Ashlei Spivey, Foundress and Director of the YBI Omaha movement, acted as facilitator and guide in a discussion about what stands in the way of diversity, and why it is important to clear those roadblocks. The attendees had slightly varying concerns in wanting to shake up the perspectives offered on boards of metro nonprofits.
“I want to know better how to step back and make space,” Michelle Zych of Women’s Fund of Omaha admitted. This need to “make space”, as it was called many times, for the marginalized people of Omaha and beyond to represent themselves in community leadership positions was the most common denominator among them all.
Omaha has a history of nonprofits being involved in city life- one that continues to this day- which is great for investment into the lives of constituents but less great at reaching out to groups who aren’t as represented in positions of leadership. Racial diversity is, in particular, where Omaha feels behind the expectation of the times.
In order to take into account all the different identities that should be represented, the discussion began with racial separation in Omaha’s boards. “Leading with race,” as one person put it, helps take into account the common denominator- and make room in the discussion for the other identities: gender, socio-economic status, sexuality, etc.
In the end, the list of tips gathered from the group was long, and I can share them as best I can, summed up into their major themes, here:
Be transparent about expectations to potential board members.
What does the membership demand of them, officially and unofficially? If the expectation is there to provide funding, can a relationship besides board membership be built? In many cases, board members are put on because their associated for-profit work brings in revenue and establishment, but a working relationship with these businesses and professionals provides donations AND leaves room for board members who can be more actively involved in the work you are doing. Even if a candidate can’t give monetarily, their time and talents and drive sum up to be more than worth it.
Look for people with the skills you need.

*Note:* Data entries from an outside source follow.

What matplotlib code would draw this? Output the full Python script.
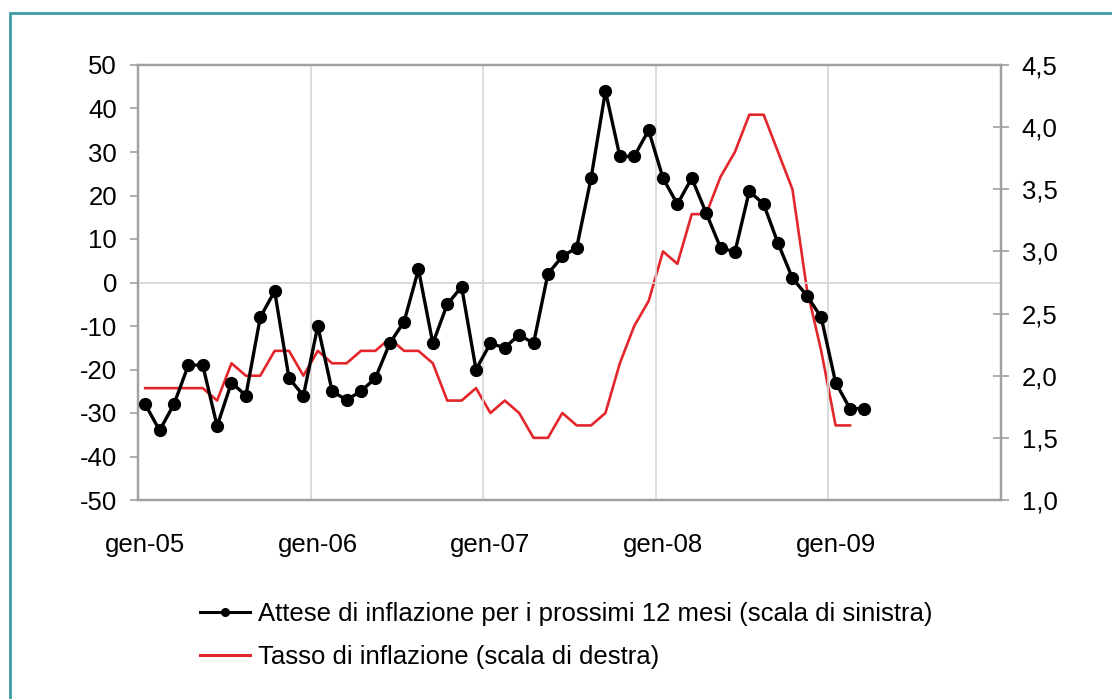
import matplotlib
matplotlib.use("Agg")
import matplotlib.pyplot as plt
from matplotlib.lines import Line2D
from matplotlib.patches import Rectangle
import numpy as np

plt.rcParams['font.family'] = ['Liberation Sans', 'DejaVu Sans']

# Data (monthly, starting January 2005)
expectations = [-28, -34, -28, -19, -19, -33, -23, -26, -8, -2, -22, -26,
                -10, -25, -27, -25, -22, -14, -9, 3, -14, -5, -1, -20,
                -14, -15, -12, -14, 2, 6, 8, 24, 44, 29, 29, 35,
                24, 18, 24, 16, 8, 7, 21, 18, 9, 1, -3, -8,
                -23, -29, -29]
inflation = [1.9, 1.9, 1.9, 1.9, 1.9, 1.8, 2.1, 2.0, 2.0, 2.2, 2.2, 2.0,
             2.2, 2.1, 2.1, 2.2, 2.2, 2.3, 2.2, 2.2, 2.1, 1.8, 1.8, 1.9,
             1.7, 1.8, 1.7, 1.5, 1.5, 1.7, 1.6, 1.6, 1.7, 2.1, 2.4, 2.6,
             3.0, 2.9, 3.3, 3.3, 3.6, 3.8, 4.1, 4.1, 3.8, 3.5, 2.7, 2.2,
             1.6, 1.6]
year_labels = ["gen-05", "gen-06", "gen-07", "gen-08", "gen-09"]
left_ticks = list(range(-50, 51, 10))
right_ticks = [1.0, 1.5, 2.0, 2.5, 3.0, 3.5, 4.0, 4.5]
label_black = "Attese di inflazione per i prossimi 12 mesi (scala di sinistra)"
label_red = "Tasso di inflazione (scala di destra)"

W, H = 1112, 699
fig = plt.figure(figsize=(W / 100, H / 100), dpi=100)
fig.patch.set_facecolor("white")

# teal frame
fig.patches.append(Rectangle((10 / W, -0.2), 1.5, 1 - 13 / H + 0.2,
                             transform=fig.transFigure, fill=False,
                             edgecolor="#3d9ba2", linewidth=2.0, zorder=0))

ax = fig.add_axes([138 / W, 1 - 500 / H, (1001 - 138) / W, (500 - 65) / H])
ax2 = ax.twinx()
ax.set_zorder(ax2.get_zorder() + 1)
ax.patch.set_visible(False)

x_exp = np.arange(len(expectations)) + 0.5
x_inf = np.arange(len(inflation)) + 0.5

spine_col = "#a0a0a0"
grid_col = "#d4d4d4"
fs = 18.5

ax.set_xlim(0, 60)
ax.set_ylim(-50, 50)
ax2.set_ylim(1.0, 4.5)

for xv in [12, 24, 36, 48]:
    ax.axvline(xv, color=grid_col, lw=1.2, zorder=0)
ax.axhline(0, color=grid_col, lw=1.2, zorder=0)

ax2.plot(x_inf, inflation, color="#e3262b", lw=1.9, zorder=2)
ax.plot(x_exp, expectations, color="black", lw=2.4, marker="o",
        markersize=8.5, zorder=3)

for a in (ax, ax2):
    for s in a.spines.values():
        s.set_color(spine_col)
        s.set_linewidth(1.6)

ax.set_yticks(left_ticks)
ax.set_yticklabels([str(v) for v in left_ticks])
ax.tick_params(axis="y", direction="out", length=6, width=1.2,
               color=spine_col, labelsize=fs, pad=9)
ax.set_xticks([0.5 + 12 * i for i in range(len(year_labels))])
ax.set_xticklabels(year_labels)
ax.tick_params(axis="x", length=0, labelsize=fs, pad=24)

ax2.set_yticks(right_ticks)
ax2.set_yticklabels([f"{v:.1f}".replace(".", ",") for v in right_ticks])
ax2.tick_params(axis="y", direction="inout", length=12, width=1.2,
                color=spine_col, labelsize=fs, pad=9)

handles = [Line2D([0], [0], color="black", lw=2.2, marker="o", markersize=5.5),
           Line2D([0], [0], color="#e3262b", lw=2.2)]
fig.legend(handles, [label_black, label_red], loc="upper left",
           bbox_to_anchor=(200 / W, 1 - 602 / H), frameon=False,
           fontsize=fs, handlelength=1.95, handletextpad=0.3,
           labelspacing=0.75, borderaxespad=0, borderpad=0)

fig.savefig("out.png", dpi=100, facecolor="white")
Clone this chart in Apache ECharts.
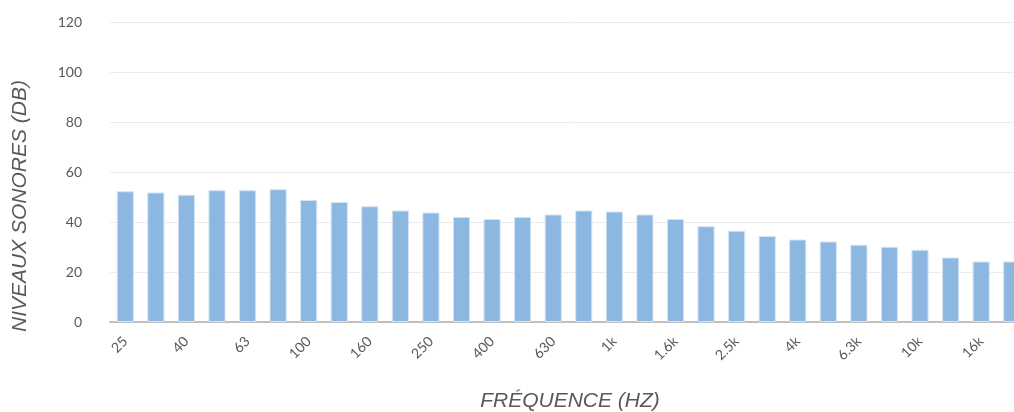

If the board candidate is being offered a spot simply because they check off an identity box for diversity, the fit won’t be right for the board or the candidate. If we want diversity to be authentically reached, we must look for people based on their skills and what they have to offer, even if that requires looking outside the usual zone of hiring.
Give autonomy.
A board member being granted the authority to make their own decisions rather than being expected to follow the group is what makes a board active and involved rather than stagnant and bureaucratic. Even if a potential candidate is less experienced in administration, their talents got them there for a reason. As one attendee put it, you must “recognize their treasure”, and allow them to learn and grow and change along with the board.
Keep in mind these kinds of changes are for the good of the organization, and for society.
When a board changes and grows, it’s self-feeding, bringing in more and more unvoiced talents and perspectives and continually getting more connected to the people the nonprofit serves. Board and committee memberships at nonprofits are the most accessible way to empower those who are institutionally disempowered.
For those concerned with serving their community in an open-minded manner there are resources available- SHARE Omaha allows for organizations to post for board and committee openings and YBI recognizes Black Professionals in Omaha at their yearly awards, this year hosted in June- but most of all the emphasis is on opening up a dialogue, letting our environment grow and evolve with the people who want to make change in the city.
“I hope you don’t feel you have to walk out of here with all the answers today, I don’t even have all the answers.” Spivey addressed, highlighting how progress is made slowly and through collaboration. “We don’t have the muscles to talk about race, and this is really what that’s about, building those muscles to have the important discussions.”